Utah: The Utes have a handful of draftable offensive linemen and one who is expected to come off the board in the first round. Garrett Bolles, who lit up the combine, might be the top tackle available -- and there are those who believe he's just starting to tap into his potential. Isaac Asiata is a monster guard (6-3, 323, 34-inch arms) who put up more bench-press reps than any other offensive lineman at this year's combine, and center JJ Dielman is an intriguing later-round option. One of the quickest risers in the pre-draft process? Marcus Williams, who is an eye-popping athlete. He was top-five for those at his position at the combine in the vertical, broad jump and three-cone drill, and he looks like a ready-made NFL free safety.
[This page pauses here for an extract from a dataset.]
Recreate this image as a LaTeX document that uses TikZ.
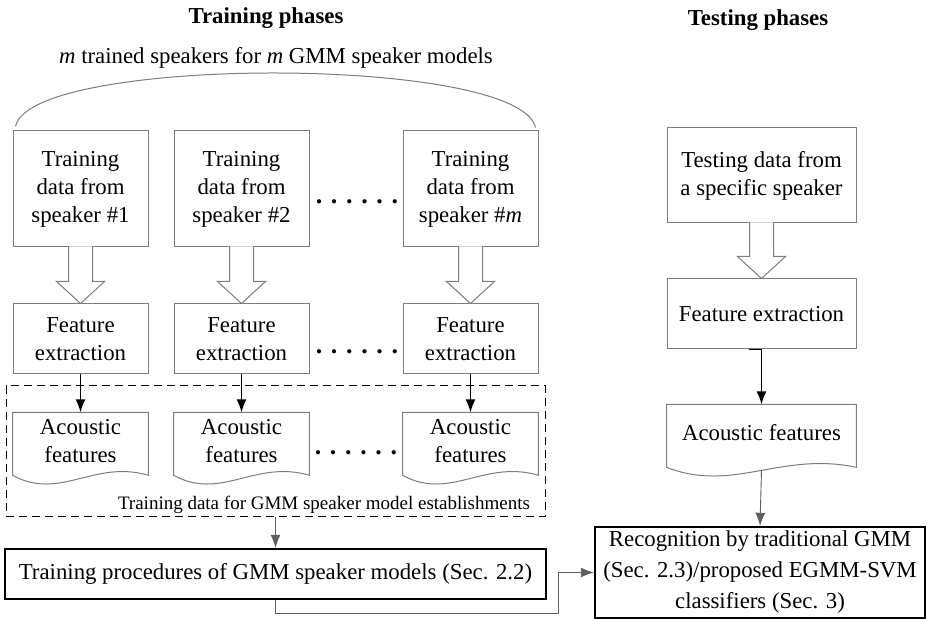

The Patriots are pretty well stocked at that spot, but if they're picking at the bottom of the first round and going with the best player available, they may very well think that's Williams. 

Missouri: Defensive players were in focus for scouts and coaches at the Tigers pro day, and Charles Harris was the headliner. One of the most impressive players within a very deep class of edge defenders, the 6-3, 253-pounder appears to have the quickness and burst to give NFL tackles fits. One of Harris' teammates up front, Josh Augusta, ran a pretty ridiculous 40-yard dash Thursday, clocking in just a shade under five seconds. Ridiculous, why? Because he's a defensive tackle who wighed 390 pounds during the season. That's moving. Augusta dropped down to 347 after being diagnosed with a thyroid issue in January and is looking to get to 335. Corner Aarion Penton can competes well for the football, but his size (5-9, 177) may scare teams off until late in the draft.